Edgewise Therapeutics said it has signed a definitive agreement under which Servier will acquire sevasemten and Edgewise’s muscular dystrophy business for up to $2.65B in total consideration. The transaction includes $1.55B in upfront cash and up to $1.1B in additional regulatory and commercial milestone payments.
The deal is intended to strengthen Edgewise’s balance sheet and narrow its strategic focus to cardiovascular drug development. Following closing, the company plans to operate as a cardiovascular-focused business with a pipeline centered on EDG‑7500 for hypertrophic cardiomyopathy, EDG‑15400 for heart failure with preserved ejection fraction (HFpEF), and EDG‑003 for an undisclosed target. Edgewise said the upfront proceeds, combined with existing cash, are expected to fully fund EDG‑7500 through potential approval.

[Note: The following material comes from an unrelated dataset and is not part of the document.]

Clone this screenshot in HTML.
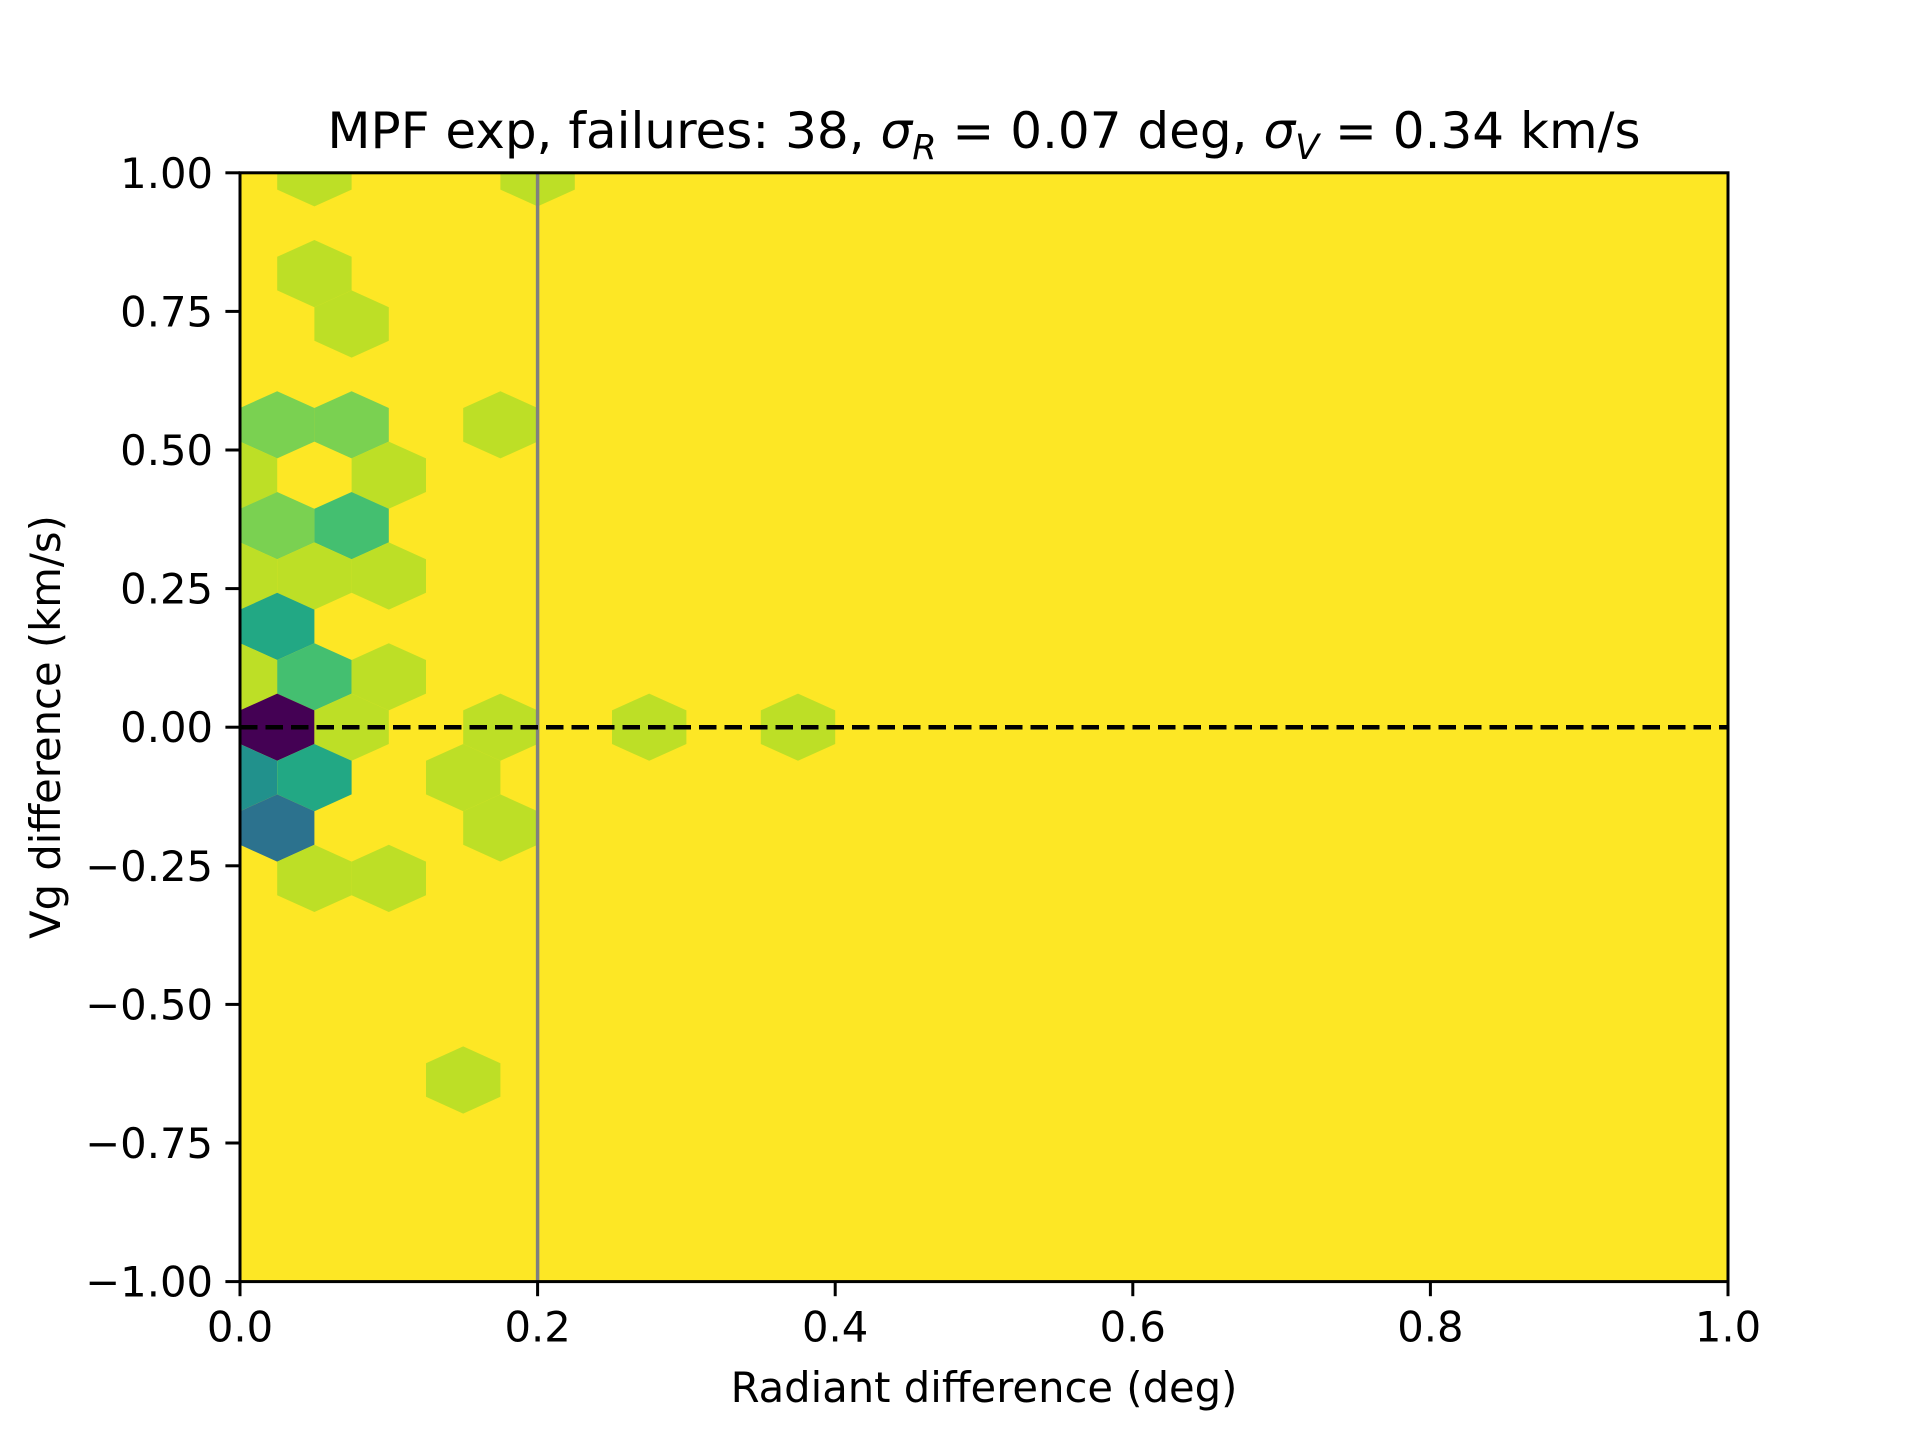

Under the agreement, Servier will acquire all rights to sevasemten, including related intellectual property, know‑how, key agreements, regulatory filings, and clinical data needed to run the muscular dystrophy business. All Edgewise employees who primarily support the muscular dystrophy franchise will receive comparable job offers at Servier to support continuity of development and any future commercialization.
Edgewise said the transaction is designed to position sevasemten with an acquirer that has the global development, regulatory, and commercial infrastructure required to continue advancing the program for patients with muscular dystrophies.
The boards of directors of both Edgewise and Servier have unanimously approved the deal.